-------- DATA FOR PROCESSING --------

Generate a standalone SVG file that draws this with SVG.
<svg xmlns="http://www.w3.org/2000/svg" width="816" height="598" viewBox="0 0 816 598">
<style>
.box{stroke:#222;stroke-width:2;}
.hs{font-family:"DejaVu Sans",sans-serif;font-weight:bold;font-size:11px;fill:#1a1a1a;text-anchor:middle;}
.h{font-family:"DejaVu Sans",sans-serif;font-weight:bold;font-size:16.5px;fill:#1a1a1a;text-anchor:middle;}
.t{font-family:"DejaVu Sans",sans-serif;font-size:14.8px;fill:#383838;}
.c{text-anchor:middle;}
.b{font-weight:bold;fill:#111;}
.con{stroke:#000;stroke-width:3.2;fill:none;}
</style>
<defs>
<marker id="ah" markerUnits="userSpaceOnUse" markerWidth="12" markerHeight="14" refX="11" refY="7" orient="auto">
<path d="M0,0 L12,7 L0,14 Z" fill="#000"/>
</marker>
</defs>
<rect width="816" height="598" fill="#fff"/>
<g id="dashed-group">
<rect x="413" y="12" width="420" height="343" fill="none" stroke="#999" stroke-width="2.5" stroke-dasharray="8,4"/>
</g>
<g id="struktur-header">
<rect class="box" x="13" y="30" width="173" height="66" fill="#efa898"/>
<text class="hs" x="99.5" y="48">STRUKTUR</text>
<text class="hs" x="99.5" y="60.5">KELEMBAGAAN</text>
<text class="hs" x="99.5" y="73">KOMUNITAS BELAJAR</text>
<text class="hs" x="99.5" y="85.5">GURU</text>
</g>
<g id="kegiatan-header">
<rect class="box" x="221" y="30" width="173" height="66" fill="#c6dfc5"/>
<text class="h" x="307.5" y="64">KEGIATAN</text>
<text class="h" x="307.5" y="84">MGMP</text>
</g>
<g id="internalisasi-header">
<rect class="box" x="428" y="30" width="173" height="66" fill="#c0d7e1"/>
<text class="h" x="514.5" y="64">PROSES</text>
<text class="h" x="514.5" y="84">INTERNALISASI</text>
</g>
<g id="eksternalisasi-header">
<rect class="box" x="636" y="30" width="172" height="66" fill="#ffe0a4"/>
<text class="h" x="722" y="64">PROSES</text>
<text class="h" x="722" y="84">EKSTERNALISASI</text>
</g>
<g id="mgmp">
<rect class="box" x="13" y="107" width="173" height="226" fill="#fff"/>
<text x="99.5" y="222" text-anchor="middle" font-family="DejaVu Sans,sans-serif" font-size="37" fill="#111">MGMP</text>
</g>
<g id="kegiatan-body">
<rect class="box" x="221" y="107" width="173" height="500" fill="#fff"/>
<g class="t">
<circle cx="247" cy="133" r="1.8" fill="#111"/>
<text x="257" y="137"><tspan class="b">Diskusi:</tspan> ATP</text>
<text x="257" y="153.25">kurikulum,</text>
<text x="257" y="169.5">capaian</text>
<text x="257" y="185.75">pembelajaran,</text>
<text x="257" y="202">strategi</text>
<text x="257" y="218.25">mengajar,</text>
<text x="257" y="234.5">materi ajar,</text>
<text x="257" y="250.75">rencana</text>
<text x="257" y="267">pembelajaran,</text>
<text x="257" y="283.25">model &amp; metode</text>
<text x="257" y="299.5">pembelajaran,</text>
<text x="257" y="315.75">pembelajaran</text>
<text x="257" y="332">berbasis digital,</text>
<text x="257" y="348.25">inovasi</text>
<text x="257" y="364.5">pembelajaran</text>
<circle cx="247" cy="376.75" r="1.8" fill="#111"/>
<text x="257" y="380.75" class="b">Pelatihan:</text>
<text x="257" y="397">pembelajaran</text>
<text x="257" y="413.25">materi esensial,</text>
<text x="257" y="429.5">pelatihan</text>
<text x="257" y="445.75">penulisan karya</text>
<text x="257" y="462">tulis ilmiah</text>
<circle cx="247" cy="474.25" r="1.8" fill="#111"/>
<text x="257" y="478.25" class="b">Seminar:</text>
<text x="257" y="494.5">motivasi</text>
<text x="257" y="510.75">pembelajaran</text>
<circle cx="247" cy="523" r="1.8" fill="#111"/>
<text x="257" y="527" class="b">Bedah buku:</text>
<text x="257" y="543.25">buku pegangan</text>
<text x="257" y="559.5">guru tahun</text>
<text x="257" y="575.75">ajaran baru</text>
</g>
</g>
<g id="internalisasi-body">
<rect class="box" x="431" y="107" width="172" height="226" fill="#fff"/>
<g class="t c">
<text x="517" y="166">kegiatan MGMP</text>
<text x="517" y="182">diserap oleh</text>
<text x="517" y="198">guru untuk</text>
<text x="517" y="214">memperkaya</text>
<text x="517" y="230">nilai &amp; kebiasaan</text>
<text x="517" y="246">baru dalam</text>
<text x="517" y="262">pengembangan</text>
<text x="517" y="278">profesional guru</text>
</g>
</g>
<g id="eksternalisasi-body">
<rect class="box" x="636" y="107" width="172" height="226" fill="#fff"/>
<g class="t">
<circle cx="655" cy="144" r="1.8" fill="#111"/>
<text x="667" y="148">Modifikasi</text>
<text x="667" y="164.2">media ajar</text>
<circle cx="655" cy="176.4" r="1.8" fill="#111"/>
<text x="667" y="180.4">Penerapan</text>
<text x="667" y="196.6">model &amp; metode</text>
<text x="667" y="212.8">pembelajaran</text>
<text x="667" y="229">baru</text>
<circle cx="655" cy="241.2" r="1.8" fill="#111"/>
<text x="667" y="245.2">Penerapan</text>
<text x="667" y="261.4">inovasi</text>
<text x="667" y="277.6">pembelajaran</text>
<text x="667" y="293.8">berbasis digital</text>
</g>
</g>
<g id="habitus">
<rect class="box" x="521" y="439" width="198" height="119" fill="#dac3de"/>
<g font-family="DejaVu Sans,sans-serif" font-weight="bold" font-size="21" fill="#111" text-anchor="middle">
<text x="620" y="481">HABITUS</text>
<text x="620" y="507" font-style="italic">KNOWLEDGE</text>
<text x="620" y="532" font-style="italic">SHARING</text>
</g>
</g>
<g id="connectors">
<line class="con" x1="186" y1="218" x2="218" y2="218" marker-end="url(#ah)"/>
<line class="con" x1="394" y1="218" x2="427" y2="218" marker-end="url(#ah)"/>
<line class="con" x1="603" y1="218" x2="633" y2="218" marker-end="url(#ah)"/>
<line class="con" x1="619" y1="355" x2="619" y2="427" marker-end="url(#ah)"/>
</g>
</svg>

--------
-------- DATA FOR PROCESSING --------

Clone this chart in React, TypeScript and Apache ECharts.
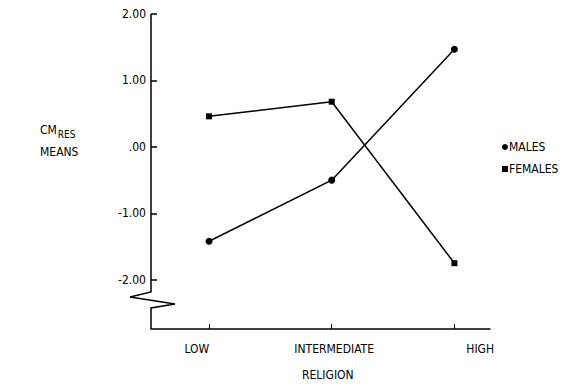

--------
-------- DATA FOR PROCESSING --------

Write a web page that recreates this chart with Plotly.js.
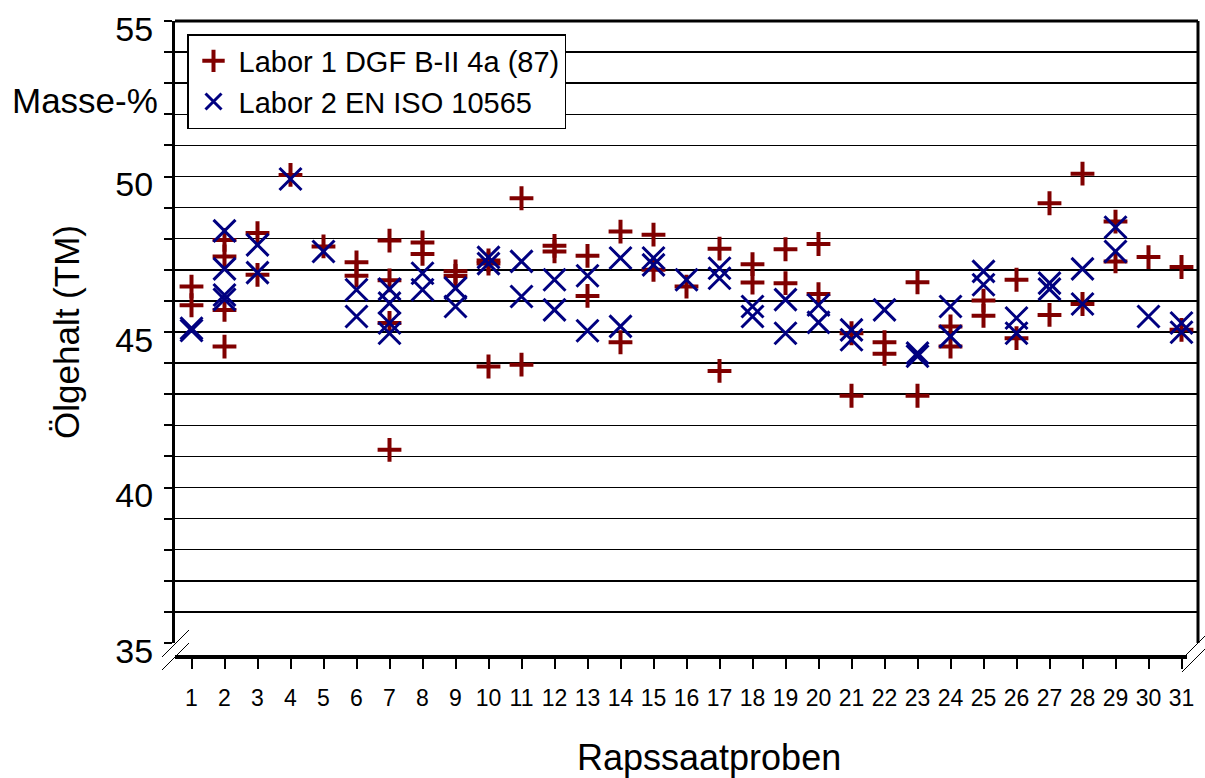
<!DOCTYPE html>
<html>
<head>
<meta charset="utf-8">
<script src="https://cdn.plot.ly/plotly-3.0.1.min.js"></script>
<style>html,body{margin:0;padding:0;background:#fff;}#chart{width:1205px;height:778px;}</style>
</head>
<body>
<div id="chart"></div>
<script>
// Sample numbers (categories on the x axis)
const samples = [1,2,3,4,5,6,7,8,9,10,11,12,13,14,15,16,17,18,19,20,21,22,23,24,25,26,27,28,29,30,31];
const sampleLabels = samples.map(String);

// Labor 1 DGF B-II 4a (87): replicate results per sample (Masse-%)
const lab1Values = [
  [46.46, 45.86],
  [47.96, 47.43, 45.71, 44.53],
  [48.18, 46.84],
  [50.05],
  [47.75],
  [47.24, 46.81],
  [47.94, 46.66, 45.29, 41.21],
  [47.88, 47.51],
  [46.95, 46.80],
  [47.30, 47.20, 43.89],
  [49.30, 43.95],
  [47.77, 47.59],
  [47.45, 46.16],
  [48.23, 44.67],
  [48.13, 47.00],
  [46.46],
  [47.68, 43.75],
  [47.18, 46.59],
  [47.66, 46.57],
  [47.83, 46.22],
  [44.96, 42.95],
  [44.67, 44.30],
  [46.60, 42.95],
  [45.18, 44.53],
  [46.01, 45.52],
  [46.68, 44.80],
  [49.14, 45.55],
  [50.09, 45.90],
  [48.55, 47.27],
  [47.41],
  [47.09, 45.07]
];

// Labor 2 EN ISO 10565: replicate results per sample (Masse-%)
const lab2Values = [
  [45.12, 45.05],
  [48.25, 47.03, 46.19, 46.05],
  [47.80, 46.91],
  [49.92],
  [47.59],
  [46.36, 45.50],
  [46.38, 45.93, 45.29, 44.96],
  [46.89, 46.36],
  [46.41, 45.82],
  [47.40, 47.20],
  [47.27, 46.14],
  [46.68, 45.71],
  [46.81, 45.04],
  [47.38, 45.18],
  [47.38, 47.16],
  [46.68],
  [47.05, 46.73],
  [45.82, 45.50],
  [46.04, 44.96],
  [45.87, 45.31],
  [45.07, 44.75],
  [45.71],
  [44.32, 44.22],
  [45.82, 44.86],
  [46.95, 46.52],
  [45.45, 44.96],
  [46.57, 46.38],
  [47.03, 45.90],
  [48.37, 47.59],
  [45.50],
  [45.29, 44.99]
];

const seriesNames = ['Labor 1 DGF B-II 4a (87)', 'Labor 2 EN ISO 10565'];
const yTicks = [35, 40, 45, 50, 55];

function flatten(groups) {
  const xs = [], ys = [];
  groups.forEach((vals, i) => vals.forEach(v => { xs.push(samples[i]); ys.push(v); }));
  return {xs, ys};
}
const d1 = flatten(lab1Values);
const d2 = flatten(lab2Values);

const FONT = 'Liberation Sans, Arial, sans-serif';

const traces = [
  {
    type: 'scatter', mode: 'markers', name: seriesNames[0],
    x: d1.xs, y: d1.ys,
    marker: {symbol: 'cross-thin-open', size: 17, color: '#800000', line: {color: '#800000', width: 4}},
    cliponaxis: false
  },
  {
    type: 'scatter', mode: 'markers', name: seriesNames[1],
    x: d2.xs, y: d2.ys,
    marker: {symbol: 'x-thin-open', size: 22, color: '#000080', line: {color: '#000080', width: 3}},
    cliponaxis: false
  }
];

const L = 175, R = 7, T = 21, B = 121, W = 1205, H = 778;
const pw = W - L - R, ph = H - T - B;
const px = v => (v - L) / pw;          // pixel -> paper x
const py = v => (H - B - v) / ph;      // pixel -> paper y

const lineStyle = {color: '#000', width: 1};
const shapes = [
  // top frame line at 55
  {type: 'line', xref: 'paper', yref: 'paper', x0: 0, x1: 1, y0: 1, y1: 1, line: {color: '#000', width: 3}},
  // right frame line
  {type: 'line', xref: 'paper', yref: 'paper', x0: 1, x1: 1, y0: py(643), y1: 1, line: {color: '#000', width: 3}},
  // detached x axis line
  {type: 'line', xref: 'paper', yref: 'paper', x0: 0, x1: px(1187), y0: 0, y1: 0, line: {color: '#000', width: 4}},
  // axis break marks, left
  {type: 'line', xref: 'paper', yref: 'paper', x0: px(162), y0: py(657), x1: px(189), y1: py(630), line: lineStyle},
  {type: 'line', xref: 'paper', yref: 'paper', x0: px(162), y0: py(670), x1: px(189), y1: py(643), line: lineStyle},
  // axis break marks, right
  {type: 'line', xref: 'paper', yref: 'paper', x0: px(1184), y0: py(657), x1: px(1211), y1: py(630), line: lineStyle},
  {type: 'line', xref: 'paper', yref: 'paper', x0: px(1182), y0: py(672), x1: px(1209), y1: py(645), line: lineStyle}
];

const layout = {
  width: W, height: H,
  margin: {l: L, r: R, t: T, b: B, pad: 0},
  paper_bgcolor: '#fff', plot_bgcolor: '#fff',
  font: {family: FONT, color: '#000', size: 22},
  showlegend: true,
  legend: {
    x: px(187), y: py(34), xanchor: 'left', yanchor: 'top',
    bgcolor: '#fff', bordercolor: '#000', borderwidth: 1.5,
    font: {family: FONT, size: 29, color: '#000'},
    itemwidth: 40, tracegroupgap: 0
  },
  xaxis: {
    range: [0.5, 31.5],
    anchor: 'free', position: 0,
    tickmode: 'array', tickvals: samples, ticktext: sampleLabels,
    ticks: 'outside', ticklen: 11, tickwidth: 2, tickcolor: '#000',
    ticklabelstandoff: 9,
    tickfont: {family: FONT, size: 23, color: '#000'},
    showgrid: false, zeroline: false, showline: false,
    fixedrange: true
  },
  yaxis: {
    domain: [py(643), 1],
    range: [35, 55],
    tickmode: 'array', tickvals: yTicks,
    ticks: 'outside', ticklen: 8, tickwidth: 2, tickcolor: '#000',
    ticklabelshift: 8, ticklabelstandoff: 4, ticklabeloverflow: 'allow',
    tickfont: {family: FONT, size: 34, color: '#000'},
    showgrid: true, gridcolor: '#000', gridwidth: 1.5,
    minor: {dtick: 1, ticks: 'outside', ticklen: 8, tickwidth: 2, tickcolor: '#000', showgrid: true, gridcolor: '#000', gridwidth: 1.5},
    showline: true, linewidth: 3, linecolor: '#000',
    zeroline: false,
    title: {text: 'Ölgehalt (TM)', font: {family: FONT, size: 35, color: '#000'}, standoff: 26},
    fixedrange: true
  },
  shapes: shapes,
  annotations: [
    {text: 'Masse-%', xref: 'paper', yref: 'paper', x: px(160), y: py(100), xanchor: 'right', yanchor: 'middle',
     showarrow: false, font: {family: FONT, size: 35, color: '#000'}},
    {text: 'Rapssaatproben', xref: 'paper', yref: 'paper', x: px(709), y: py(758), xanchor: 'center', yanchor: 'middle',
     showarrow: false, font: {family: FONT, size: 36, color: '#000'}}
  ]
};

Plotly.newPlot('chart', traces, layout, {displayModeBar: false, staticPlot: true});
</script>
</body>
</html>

--------

- [TASK REQUIREMENTS]: Read the lines above. Gather those in which the string "this" is found.

- [TASK RESULT]:
Generate a standalone SVG file that draws this with SVG.
Clone this chart in React, TypeScript and Apache ECharts.
Write a web page that recreates this chart with Plotly.js.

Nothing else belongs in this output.